Amanda saiu correndo
e Andrea, outra irmã delas, depois veio se desculpar.
E quando, seguindo os
conselhos do advogado, mandei sustar o cheque, pois a causa era ganha, e não
havia flagrante de nada. Eles reapareceram no ferro-velho, empunhando suas
metralhadoras, engatilhando suas pistolas pensei: Já estão sabendo do cheque.
Vão matar a gente!
Vieram entregar ao
Alex de forma educada a intimação para ele depor....
Nesses tempos, eu
fazia exercício e não fumava, hoje, tenho a certeza que meu coração não
aguentaria.
Amanda foi a amiga(?)
com quem briguei, troquei porradas, ficamos meses sem nos falar. Porém,
diferente das outras inimizades, ela ficou quieta comigo. No começo, agiu como
agia com todo mundo. Jogava piada, cantarolava indiretas e depois parou.
Perguntou a Paula se
havia uma chance de nos reaproximarmos:
_Amanda, quando a
Adriana sonha contigo, ela sonha que está te matando. _ E era verdade.
Não lembro quando ou
como, mas voltamos a nos falar.
Seria isso uma
amizade verdadeira?
Não. Minha amiga ela
nunca foi, tão pouco minha irmã, e ela não escondia de ninguém.
_Adriana, enquanto
você entrava no quintal, Amanda atrás de você fazia caretas pra tu, pelas suas
costas.
Foram elas que me
carregaram no enterro do meu pai. Apesar de tudo, fomos parceiras por um
momento da vida.
Ela fez parte da
minha história.
Quando chegar a minha
vez, tenho certeza que não iremos nos rever no inferno.
Ela teve uma morte
tranquila.
Acamada, morreu quase
que dormindo.
Isso me dá a certeza
que Deus a perdoou.
E o perdão dele é o
bastante.
Quanto a mim, resta
saber se terei uma morte dolorida e sofrida como a da minha mãe ou uma morte
violenta como tantos nesse Brasil ou pior ainda, antes de morrer, vegetar por
anos numa cama inválida.
Não dizem que os bons
morrem cedo?
Amanda inspirou alguns personagens em contos publicados aqui👇
Protagonista com um final feliz, totalmente inspirado nela.
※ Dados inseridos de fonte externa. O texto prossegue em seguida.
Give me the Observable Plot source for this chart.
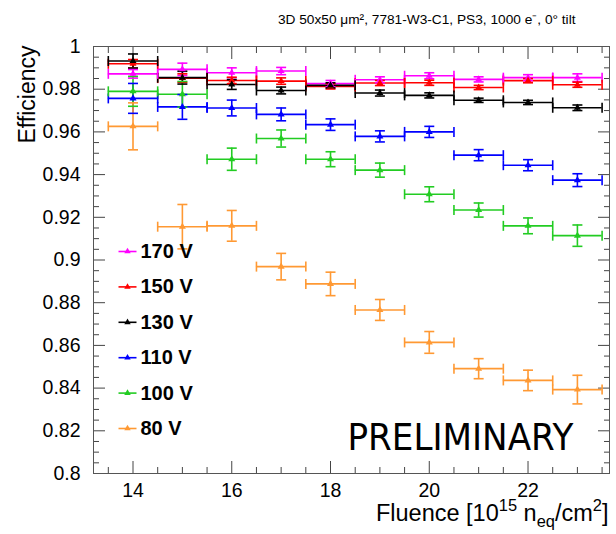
<!DOCTYPE html>
<html><head><meta charset="utf-8">
<script src="https://cdn.jsdelivr.net/npm/d3@7"></script>
<script src="https://cdn.jsdelivr.net/npm/@observablehq/plot@0.6"></script>
<style>body{margin:0;background:#fff}</style>
</head><body><div id="chart"></div>
<script>
// ---- data ----
const fluence = [14, 15, 16, 17, 18, 19, 20, 21, 22, 23];
const binHalfWidth = 0.5;
const seriesLabels = ["170 V", "150 V", "130 V", "110 V", "100 V", "80 V"];
const eff170 = [0.9872, 0.9893, 0.9877, 0.9885, 0.9826, 0.9844, 0.9863, 0.9846, 0.9854, 0.9854];
const err170 = [0.0020, 0.0029, 0.0023, 0.0017, 0.0015, 0.0014, 0.0014, 0.0012, 0.0014, 0.0018];
const eff150 = [0.9919, 0.9852, 0.9841, 0.9838, 0.9813, 0.9829, 0.9830, 0.9808, 0.9840, 0.9821];
const err150 = [0.0020, 0.0020, 0.0015, 0.0015, 0.0012, 0.0012, 0.0012, 0.0010, 0.0010, 0.0012];
const eff130 = [0.9932, 0.9854, 0.9822, 0.9794, 0.9818, 0.9782, 0.9771, 0.9748, 0.9738, 0.9713];
const err130 = [0.0033, 0.0030, 0.0023, 0.0016, 0.0012, 0.0014, 0.0012, 0.0010, 0.0010, 0.0013];
const eff110 = [0.9757, 0.9717, 0.9712, 0.9682, 0.9634, 0.9579, 0.9600, 0.9491, 0.9444, 0.9374];
const err110 = [0.0070, 0.0058, 0.0037, 0.0030, 0.0027, 0.0026, 0.0026, 0.0026, 0.0026, 0.0030];
const eff100 = [0.9790, 0.9776, 0.9472, 0.9569, 0.9472, 0.9421, 0.9308, 0.9234, 0.9160, 0.9114];
const err100 = [0.0070, 0.0060, 0.0052, 0.0040, 0.0035, 0.0033, 0.0035, 0.0033, 0.0037, 0.0050];
const eff80  = [0.9626, 0.9156, 0.9160, 0.8969, 0.8888, 0.8766, 0.8614, 0.8491, 0.8436, 0.8393];
const err80  = [0.0110, 0.0104, 0.0072, 0.0062, 0.0055, 0.0049, 0.0051, 0.0047, 0.0048, 0.0067];
const xTickValues = [14, 16, 18, 20, 22];
const yTickValues = [0.8, 0.82, 0.84, 0.86, 0.88, 0.9, 0.92, 0.94, 0.96, 0.98, 1];
const titleText = "3D 50x50 \u03bcm\u00b2, 7781-W3-C1, PS3, 1000 e\u207b, 0\u00b0 tilt";
const yLabelText = "Efficiency";
const xLabelParts = [["Fluence [10", 0], ["15", 1], [" n", 0], ["eq", -1], ["/cm", 0], ["2", 1], ["]", 0]];
const watermarkText = "PRELIMINARY";

// ---- styles ----
const palette = ["#ff00ff", "#ff0000", "#000000", "#0000ff", "#22cc22", "#ff9933"];

const effs = [eff170, eff150, eff130, eff110, eff100, eff80];
const errs = [err170, err150, err130, err110, err100, err80];
const rows = seriesLabels.flatMap((s, i) => fluence.map((f, j) => ({series: s, x: f, y: effs[i][j], e: errs[i][j]})));

const hLine = {draw(ctx, size) { const r = Math.sqrt(size / Math.PI); ctx.moveTo(-r, 0); ctx.lineTo(r, 0); }};
const vLine = {draw(ctx, size) { const r = Math.sqrt(size / Math.PI); ctx.moveTo(0, -r); ctx.lineTo(0, r); }};

const xMinor = d3.range(13.5, 23.51, 0.5).filter(v => !xTickValues.includes(v));
const yMinor = d3.range(0.8, 1.0001, 0.005).filter(v => !yTickValues.some(t => Math.abs(t - v) < 1e-6));

const fmt = d => String(+d.toFixed(2));
const axisColor = "#444";
const sw = 1.6;

const legendMarks = seriesLabels.flatMap((s, i) => [
  Plot.dot([s], {frameAnchor: "top-left", dx: 34, dy: 205 + 35.4 * i, symbol: hLine, r: 9, stroke: d => d, strokeWidth: sw}),
  Plot.dot([s], {frameAnchor: "top-left", dx: 34, dy: 205 + 35.4 * i, symbol: "triangle", r: 2.4, fill: d => d, stroke: null}),
  Plot.text([s], {frameAnchor: "top-left", dx: 47, dy: 205 + 35.4 * i, text: d => d, textAnchor: "start", lineAnchor: "middle", fontSize: 20, fontWeight: "bold", fill: "black"})
]);

const chart = Plot.plot({
  width: 616, height: 534,
  marginLeft: 93, marginRight: 7, marginTop: 46, marginBottom: 61,
  style: {fontFamily: "'Liberation Sans', Arial, sans-serif", fontSize: "19px", background: "white", color: "black"},
  x: {domain: [13.2, 23.65], label: null},
  y: {domain: [0.8, 1.0], label: null},
  color: {domain: seriesLabels, range: palette},
  marks: [
    // axes (ROOT-style inward ticks on all sides)
    Plot.axisX(xTickValues, {anchor: "bottom", tickSize: 0, tickPadding: 10, tickFormat: fmt, fontSize: 19.5, label: null}),
    Plot.axisY(yTickValues, {anchor: "left", tickSize: 0, tickPadding: 13, tickFormat: fmt, fontSize: 19.5, label: null}),
    Plot.axisX(xTickValues, {anchor: "bottom", tickSize: -12, fill: "none", stroke: axisColor, label: null}),
    Plot.axisX(xMinor, {anchor: "bottom", tickSize: -6, fill: "none", stroke: axisColor, label: null}),
    Plot.axisX(xTickValues, {anchor: "top", tickSize: -12, fill: "none", stroke: axisColor, label: null}),
    Plot.axisX(xMinor, {anchor: "top", tickSize: -6, fill: "none", stroke: axisColor, label: null}),
    Plot.axisY(yTickValues, {anchor: "left", tickSize: -12, fill: "none", stroke: axisColor, label: null}),
    Plot.axisY(yMinor, {anchor: "left", tickSize: -6, fill: "none", stroke: axisColor, label: null}),
    Plot.axisY(yTickValues, {anchor: "right", tickSize: -12, fill: "none", stroke: axisColor, label: null}),
    Plot.axisY(yMinor, {anchor: "right", tickSize: -6, fill: "none", stroke: axisColor, label: null}),
    Plot.frame({stroke: "#555"}),
    // data: horizontal (bin) and vertical (stat) error bars with end caps
    Plot.ruleY(rows, {y: "y", x1: d => d.x - binHalfWidth, x2: d => d.x + binHalfWidth, stroke: "series", strokeWidth: sw}),
    Plot.ruleX(rows, {x: "x", y1: d => d.y - d.e, y2: d => d.y + d.e, stroke: "series", strokeWidth: sw}),
    Plot.dot(rows, {x: d => d.x - binHalfWidth, y: "y", symbol: vLine, r: 5, stroke: "series", strokeWidth: sw}),
    Plot.dot(rows, {x: d => d.x + binHalfWidth, y: "y", symbol: vLine, r: 5, stroke: "series", strokeWidth: sw}),
    Plot.dot(rows, {x: "x", y: d => d.y - d.e, symbol: hLine, r: 5, stroke: "series", strokeWidth: sw}),
    Plot.dot(rows, {x: "x", y: d => d.y + d.e, symbol: hLine, r: 5, stroke: "series", strokeWidth: sw}),
    Plot.dot(rows, {x: "x", y: "y", symbol: "triangle", r: 2.6, fill: "series", stroke: null}),
    // legend
    ...legendMarks,
    // texts
    Plot.text([titleText], {frameAnchor: "top-right", dx: -34, dy: -23, text: d => d, textAnchor: "end", lineAnchor: "bottom", fontSize: 13.7, fill: "black"}),
    Plot.text([yLabelText], {frameAnchor: "top-left", dx: -66, dy: -1, text: d => d, rotate: -90, textAnchor: "end", lineAnchor: "middle", fontSize: 23, fill: "black"}),
    Plot.text([xLabelParts.map(p => p[0]).join("")], {frameAnchor: "bottom-right", dx: -1, dy: 47, text: d => d, textAnchor: "end", lineAnchor: "bottom", fontSize: 23.5, fill: "black"}),
    Plot.text([watermarkText], {frameAnchor: "bottom-left", dx: 254, dy: -24, text: d => d, textAnchor: "start", lineAnchor: "bottom", fontSize: 37, fontFamily: "'DejaVu Sans', Verdana, sans-serif", fill: "black"})
  ]
});
document.getElementById("chart").appendChild(chart);

// rich text for the x label (superscripts / subscript)
const plain = xLabelParts.map(p => p[0]).join("");
d3.select(chart).selectAll("text").each(function () {
  if (this.textContent === plain) {
    const t = d3.select(this);
    t.text(null);
    let offset = 0;
    for (const [s, lv] of xLabelParts) {
      const target = lv > 0 ? -0.42 * 23.5 : lv < 0 ? 0.28 * 23.5 : 0;
      const ts = t.append("tspan").text(s);
      if (target !== offset) ts.attr("dy", `${(target - offset).toFixed(1)}px`);
      if (lv !== 0) ts.style("font-size", "70%");
      offset = target;
    }
  }
  if (this.textContent === watermarkText) {
    this.setAttribute("textLength", "226");
    this.setAttribute("lengthAdjust", "spacingAndGlyphs");
  }
});
</script>
</body></html>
O tarado da eletrônica também existiu
Um texto que conta um pouco dos meus tempos de porraloka, quando andávamos juntas
Buscando uma música para homenagear... Tá minha amiga, admito, eu senti a sua morte, sem despedidas ou festas. Amanda curtia um pagode, mas essa do Luiz melodia é a que melhor define.
Passei poucas e boas, principalmente por causa do seu ciúme doentio, eu fui vítima dele. Sempre que estava namorando alguém, ela criava uma inimiga do nada. Poderia ser amiga, irmã, qualquer coisa.
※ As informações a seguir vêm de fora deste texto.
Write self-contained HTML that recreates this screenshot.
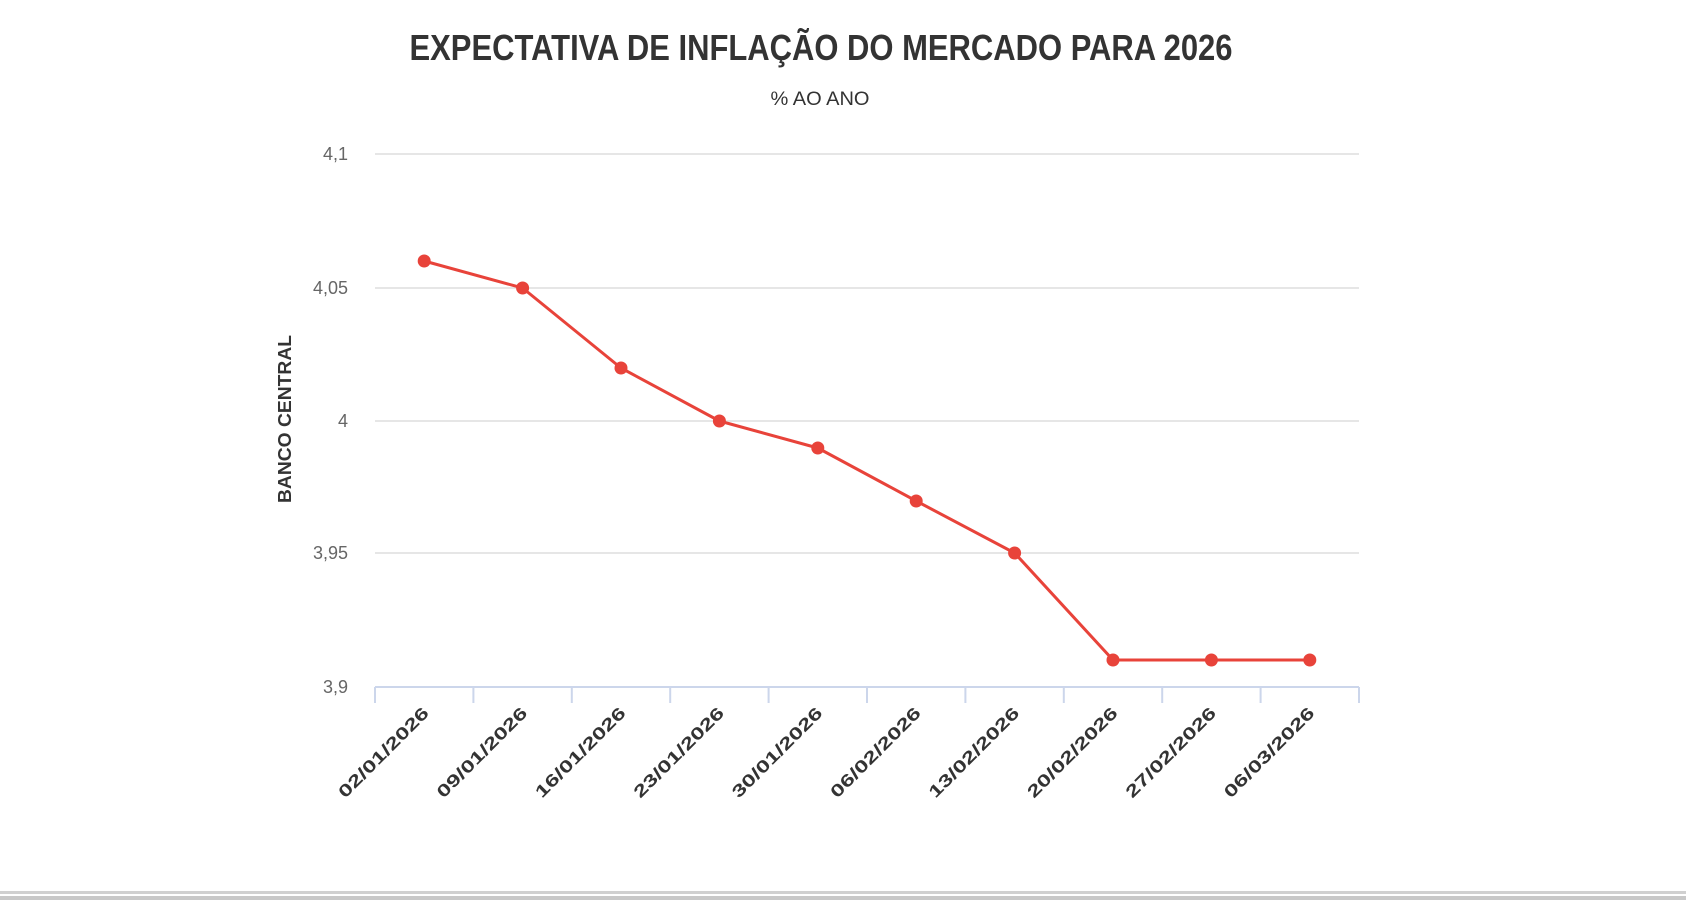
<!DOCTYPE html>
<html><head><meta charset="utf-8"><style>
html,body{margin:0;padding:0;background:#fff;}
svg{display:block;font-family:"Liberation Sans",sans-serif;}
</style></head><body>
<svg width="1686" height="900" viewBox="0 0 1686 900" xmlns="http://www.w3.org/2000/svg">
<rect width="1686" height="900" fill="#fff"/>
<text x="821" y="60" text-anchor="middle" font-size="36" font-weight="bold" fill="#333" textLength="823" lengthAdjust="spacingAndGlyphs">EXPECTATIVA DE INFLAÇÃO DO MERCADO PARA 2026</text>
<text x="820" y="105" text-anchor="middle" font-size="19" fill="#333" textLength="99" lengthAdjust="spacingAndGlyphs">% AO ANO</text>
<g stroke="#e6e6e6" stroke-width="2">
<line x1="375" y1="154" x2="1359" y2="154"/>
<line x1="375" y1="288" x2="1359" y2="288"/>
<line x1="375" y1="421" x2="1359" y2="421"/>
<line x1="375" y1="553" x2="1359" y2="553"/>
</g>
<line x1="375" y1="687" x2="1359" y2="687" stroke="#ccd6eb" stroke-width="2"/>
<g stroke="#ccd6eb" stroke-width="2">
<line x1="375" y1="687" x2="375" y2="703"/><line x1="473.4" y1="687" x2="473.4" y2="703"/>
<line x1="571.8" y1="687" x2="571.8" y2="703"/><line x1="670.2" y1="687" x2="670.2" y2="703"/>
<line x1="768.6" y1="687" x2="768.6" y2="703"/><line x1="867" y1="687" x2="867" y2="703"/>
<line x1="965.4" y1="687" x2="965.4" y2="703"/><line x1="1063.8" y1="687" x2="1063.8" y2="703"/>
<line x1="1162.2" y1="687" x2="1162.2" y2="703"/><line x1="1260.6" y1="687" x2="1260.6" y2="703"/>
<line x1="1359" y1="687" x2="1359" y2="703"/>
</g>
<g font-size="18" fill="#666" text-anchor="end">
<text x="348" y="160">4,1</text>
<text x="348" y="294">4,05</text>
<text x="348" y="427">4</text>
<text x="348" y="559">3,95</text>
<text x="348" y="693">3,9</text>
</g>
<text transform="translate(291,419) rotate(-90)" text-anchor="middle" font-size="18" font-weight="bold" fill="#333" textLength="168" lengthAdjust="spacingAndGlyphs">BANCO CENTRAL</text>
<g font-size="17" font-weight="bold" fill="#333" text-anchor="end">
<text transform="translate(430,714) rotate(-45)" textLength="120" lengthAdjust="spacingAndGlyphs">02/01/2026</text>
<text transform="translate(528.4,714) rotate(-45)" textLength="120" lengthAdjust="spacingAndGlyphs">09/01/2026</text>
<text transform="translate(626.8,714) rotate(-45)" textLength="120" lengthAdjust="spacingAndGlyphs">16/01/2026</text>
<text transform="translate(725.2,714) rotate(-45)" textLength="120" lengthAdjust="spacingAndGlyphs">23/01/2026</text>
<text transform="translate(823.6,714) rotate(-45)" textLength="120" lengthAdjust="spacingAndGlyphs">30/01/2026</text>
<text transform="translate(922,714) rotate(-45)" textLength="120" lengthAdjust="spacingAndGlyphs">06/02/2026</text>
<text transform="translate(1020.4,714) rotate(-45)" textLength="120" lengthAdjust="spacingAndGlyphs">13/02/2026</text>
<text transform="translate(1118.8,714) rotate(-45)" textLength="120" lengthAdjust="spacingAndGlyphs">20/02/2026</text>
<text transform="translate(1217.2,714) rotate(-45)" textLength="120" lengthAdjust="spacingAndGlyphs">27/02/2026</text>
<text transform="translate(1315.6,714) rotate(-45)" textLength="120" lengthAdjust="spacingAndGlyphs">06/03/2026</text>
</g>
<polyline fill="none" stroke="#e8433a" stroke-width="3" stroke-linejoin="round" points="424.2,261 522.6,288 621,368 719.4,421 817.8,448 916.2,501 1014.6,553 1113,660 1211.4,660 1309.8,660"/>
<g fill="#e8433a">
<circle cx="424.2" cy="261" r="6.5"/><circle cx="522.6" cy="288" r="6.5"/>
<circle cx="621" cy="368" r="6.5"/><circle cx="719.4" cy="421" r="6.5"/>
<circle cx="817.8" cy="448" r="6.5"/><circle cx="916.2" cy="501" r="6.5"/>
<circle cx="1014.6" cy="553" r="6.5"/><circle cx="1113" cy="660" r="6.5"/>
<circle cx="1211.4" cy="660" r="6.5"/><circle cx="1309.8" cy="660" r="6.5"/>
</g>
<rect x="0" y="891" width="1686" height="3" fill="#d0d0d0"/>
<rect x="0" y="896" width="1686" height="4" fill="#c8c8c8"/>
</svg>
</body></html>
Xingava a pessoa, perseguia, e se não abrisse os olhos, ela podia até te enfiar uma faca, mesmo a vítima não sabendo de nada.
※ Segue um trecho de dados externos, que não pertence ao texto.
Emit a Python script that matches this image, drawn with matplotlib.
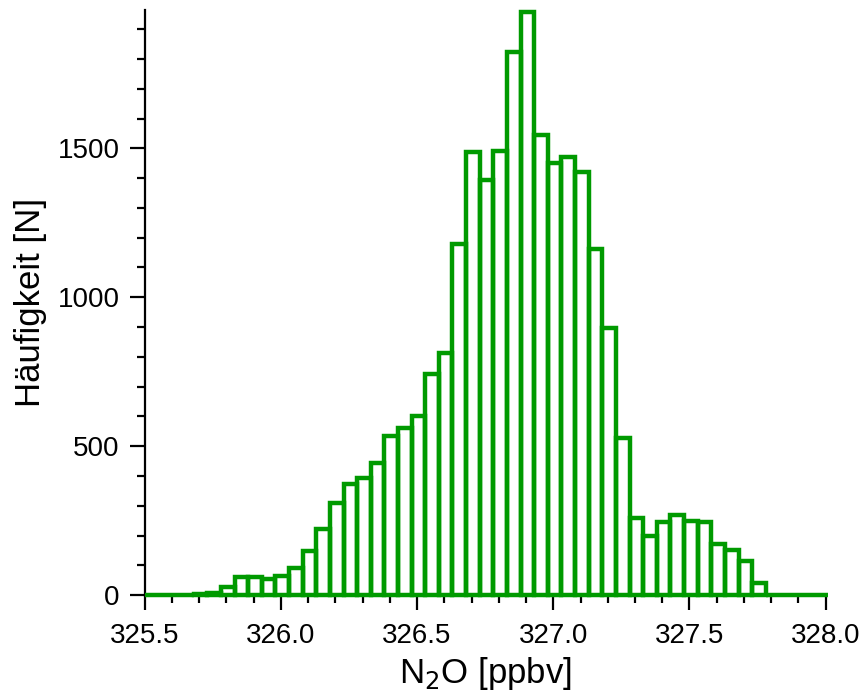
import numpy as np
import matplotlib.pyplot as plt
from matplotlib.ticker import MultipleLocator

plt.rcParams["font.family"] = ["Liberation Sans", "DejaVu Sans"]

# Histogramm-Daten: linke Klassengrenzen (Breite 0.05 ppbv) und Häufigkeiten
bin_start = 325.78
bin_width = 0.05
counts = [
    0, 0, 0, 0, 3, 6,
    28, 60, 60, 55, 63, 93, 147, 222, 310, 375,
    393, 444, 535, 561, 600, 742, 812, 1180, 1489, 1394,
    1492, 1822, 1956, 1544, 1450, 1470, 1420, 1162, 896, 529,
    259, 200, 245, 268, 250, 246, 172, 152, 115, 42,
    0, 0, 0, 0, 0,
]
n_before = 6  # leere Klassen links vom ersten Messwert

x_min, x_max = 325.5, 328.0
green = "#009a00"

# Klassengrenzen berechnen und auf den Achsenbereich beschneiden
k = np.arange(len(counts) + 1) - n_before
edges = np.clip(bin_start + k * bin_width, x_min, x_max + 0.01)
widths = np.diff(edges)

fig = plt.figure(figsize=(8.61, 6.97), dpi=100)
ax = fig.add_axes([0.168, 0.146, 0.791, 0.840])

ax.bar(edges[:-1], counts, width=widths, align="edge", fill=False,
       edgecolor=green, linewidth=3.2, clip_on=False, zorder=3)

ax.set_xlim(x_min, x_max)
ax.set_ylim(0, 1965)

ax.xaxis.set_major_locator(MultipleLocator(0.5))
ax.xaxis.set_minor_locator(MultipleLocator(0.1))
ax.yaxis.set_major_locator(MultipleLocator(500))
ax.yaxis.set_minor_locator(MultipleLocator(100))
ax.xaxis.set_major_formatter(plt.FormatStrFormatter("%.1f"))

for s in ["top", "right"]:
    ax.spines[s].set_visible(False)
for s in ["left", "bottom"]:
    ax.spines[s].set_linewidth(1.6)

ax.tick_params(which="major", direction="out", length=11, width=1.6,
               labelsize=20)
ax.tick_params(which="minor", direction="out", length=6, width=1.6)
ax.tick_params(axis="y", which="major", pad=7)
ax.tick_params(axis="x", which="major", pad=9)

ax.set_xlabel("N$_2$O [ppbv]", fontsize=25, labelpad=4)
ax.set_ylabel("Häufigkeit [N]", fontsize=25, labelpad=8)

fig.savefig("out.png", dpi=100)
Não vou chorar pela Amanda, ela também não se importaria com isso.
Tenho crises de ansiedade horrendas com choros descontrolados e doloridos.
Contudo, eu senti a sua morte. Ela não merecia morrer no seu auge, na sua até onde sei, felicidade plena.
Talvez daqui a alguns dias a máscara caia.